Aż pół miliona osób zagrało w „średniaka” z Game Passa. Twórcy chwalą się zainteresowaniem
Flintlock niedawno trafiło do usługi.
Popularność dodanej niedawno do Xbox Game Pass gry akcji Flintlock: The Siege of Dawn to kolejny dowód na potęgę usługi Microsoftu. W przypadku tego tytułu nie trzeba było ani kosztownej kampanii marketingowej, ani idealnych ocen w recenzjach, żeby osiągnąć bardzo wysoką liczbę graczy.
Odpowiedzialne za grę nowozelandzkie studio A44 Games pochwaliło się na X, że Flintlock sprawdziło 500 tys. osób. Mowa o wszystkich platformach, na których zadebiutował tytuł - a więc nie tylko PC i Xbox, ale i PlayStation - ale można się domyślić, że zdecydowana większość zagrała za pośrednictwem Game Passa. Premiera odbyła się 18 lipca.

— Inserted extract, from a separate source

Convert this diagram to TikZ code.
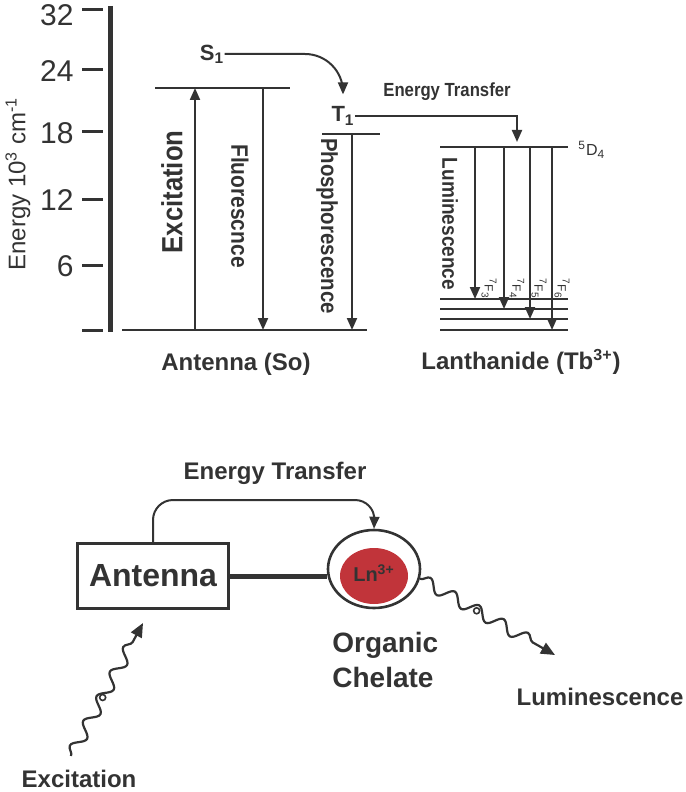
\documentclass[tikz,border=0pt]{standalone}
\usepackage{fontspec}
\setmainfont{Liberation Sans}
\newfontfamily\narrowfont{Liberation Sans}[FakeStretch=0.88]
\usepackage{xcolor}
\usepackage{tikz}
\usetikzlibrary{shapes.geometric, arrows.meta, positioning, calc, decorations.pathmorphing}
\definecolor{ink}{HTML}{333333}
\definecolor{lnred}{HTML}{C1343A}

\begin{document}
\begin{tikzpicture}[
    x=0.5pt, y=-0.5pt,
    every node/.style={text=ink, inner sep=0pt},
    level/.style={draw=ink, line width=1.4pt},
    trans/.style={draw=ink, line width=1pt, -{Triangle[length=6pt,width=5pt]}},
    wavy/.style={draw=ink, line width=1.1pt, -{Triangle[length=7pt,width=6pt]},
        decorate, decoration={snake, amplitude=3pt, segment length=14pt, post length=7pt}},
    bold/.style={font=\bfseries\fontsize{#1}{#1}\selectfont},
    narrow/.style={font=\narrowfont\bfseries\fontsize{#1}{#1}\selectfont},
    plain/.style={font=\fontsize{#1}{#1}\selectfont}
]
\useasboundingbox (0,0) rectangle (685,792);

% Energy axis
\draw[ink, line width=2.5pt] (110,6) -- (110,332);
\foreach \y/\v in {10/32, 70/24, 132/18, 199/12, 265/6, 330/} {
    \draw[ink, line width=1.5pt] (82,\y) -- (103,\y);
}
\foreach \y/\v in {15/32, 71/24, 133/18, 200/12, 266/6} {
    \node[plain=15, anchor=east] at (74,\y) {\v};
}
\node[plain=12, rotate=90] (axlabel) at (18,184) {Energy 10\textsuperscript{3} cm\textsuperscript{-1}};

% Antenna levels
\draw[level] (155,88) -- (290,88);
\draw[level] (122,330) -- (367,330);
\draw[level] (322,134) -- (380,134);
\node[bold=11] (s1) at (212,54) {S\textsubscript{1}};
\node[bold=11] (t1) at (343,116) {T\textsubscript{1}};

\draw[trans] (195,330) -- (195,88);
\draw[trans] (263,88) -- (263,330);
\draw[trans] (352,134) -- (352,330);
\node[narrow=14.6, rotate=90] at (172,192) {Excitation};
\node[narrow=11.9, rotate=-90] at (240,206) {Fluorescnce};
\node[narrow=11.6, rotate=-90] at (327,226) {Phosphorescence};

% Intersystem crossing and transfer
\draw[trans, rounded corners=19pt, shorten >=6pt] (s1.east) -| (t1.north);
\coordinate (d4top) at (517,147);
\draw[trans, shorten >=2.5pt] (t1.east) -| (d4top);
\node[narrow=9.5] (et1) at (447,92) {Energy Transfer};

% Lanthanide levels
\draw[level] (440,147) -- (568,147);
\node[plain=8, anchor=west] (d4) at (578,150) {\textsuperscript{5}D\textsubscript{4}};
\foreach \y in {299,309,319,330} {
    \draw[level] (440,\y) -- (568,\y);
}
\foreach \x/\y/\n/\lx in {475/299/3/489, 504/309/4/517, 530/319/5/539, 552/330/6/562} {
    \draw[trans] (\x,147) -- (\x,\y);
    \node[plain=6, rotate=-90, anchor=west] at (\lx,278) {\textsuperscript{7}F\textsubscript{\n}};
}
\node[narrow=10.8, rotate=-90] at (450,224) {Luminescence};

\node[bold=12] (so) at (236,364) {Antenna (So)};
\node[bold=12] (tb) at (521,362) {Lanthanide (Tb\textsuperscript{3+})};

% Chelate scheme
\node[draw=ink, line width=1.3pt, minimum width=75.5pt, minimum height=32.5pt, bold=16] (antenna) at (153,576) {Antenna};
\node[ellipse, draw=ink, line width=1.3pt, minimum width=46pt, minimum height=39pt] (chelate) at (374,569) {};
\node[ellipse, fill=lnred, minimum width=34pt, minimum height=28pt] (ln) at (374,576) {};
\node[bold=10] (lnlabel) at (374,573) {Ln\textsuperscript{3+}};
\draw[ink, line width=2.5pt] (antenna.east) -- (antenna.east -| chelate.west);

\coordinate (etcorner) at (375,500);
\draw[trans] (antenna.north) [rounded corners=10pt] |- (etcorner) [sharp corners] -- (chelate.north);
\node[bold=12] (et2) at (275,473) {Energy Transfer};

\node[font=\bfseries\fontsize{14}{17.5}\selectfont, align=left, anchor=west] (org) at (332,660) {Organic\\Chelate};

% Photons
\coordinate (xin) at (71,756);
\coordinate (xout) at (143,623);
\draw[wavy] (xin) -- (xout);
\draw[ink, line width=0.8pt] ($(xin)!0.44!(xout)$) circle (1.5pt);
\node[bold=12] (xlabel) at (79,779) {Excitation};

\coordinate (lout) at (555,655);
\draw[wavy] (chelate.-12) -- (lout);
\draw[ink, line width=0.8pt] ($(chelate.-12)!0.42!(lout)$) circle (1.5pt);
\node[bold=12] (llabel) at (600,697) {Luminescence};

\end{tikzpicture}
\end{document}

Flintlock zapowiadało się całkiem ciekawie, ale finalnie nie uzyskało doskonałych ocen. W serwisie Metacritic gra figuruje z ogólną oceną 71/10 od krytyków i 4/10 od użytkowników. Na Steamie udało się natomiast uzyskać „w większości pozytywne” recenzje. Nic dziwnego, że do tytułu dość szybko przylgnęła łatka „średniaka idealnego do Game Passa”.
Gra opowiada o ludzkości skazanej na zagładę przez przebudzonych bogów, którzy zesłali na świat hordę nieumarłych. Nikt nie wie, czy boga można zabić, ale Nor Vanek - główna bohaterka - zamierza to sprawdzić i się im przeciwstawić.
Jeśli chodzi o sam gameplay, to mowa o podgatunku souls-lite, z dynamicznymi starciami łączącymi walkę wręcz z bronią palną i magią. Studio A44 ma jeszcze na swoim koncie Ashen z 2019, również czerpiącego inspirację z gier souls-like.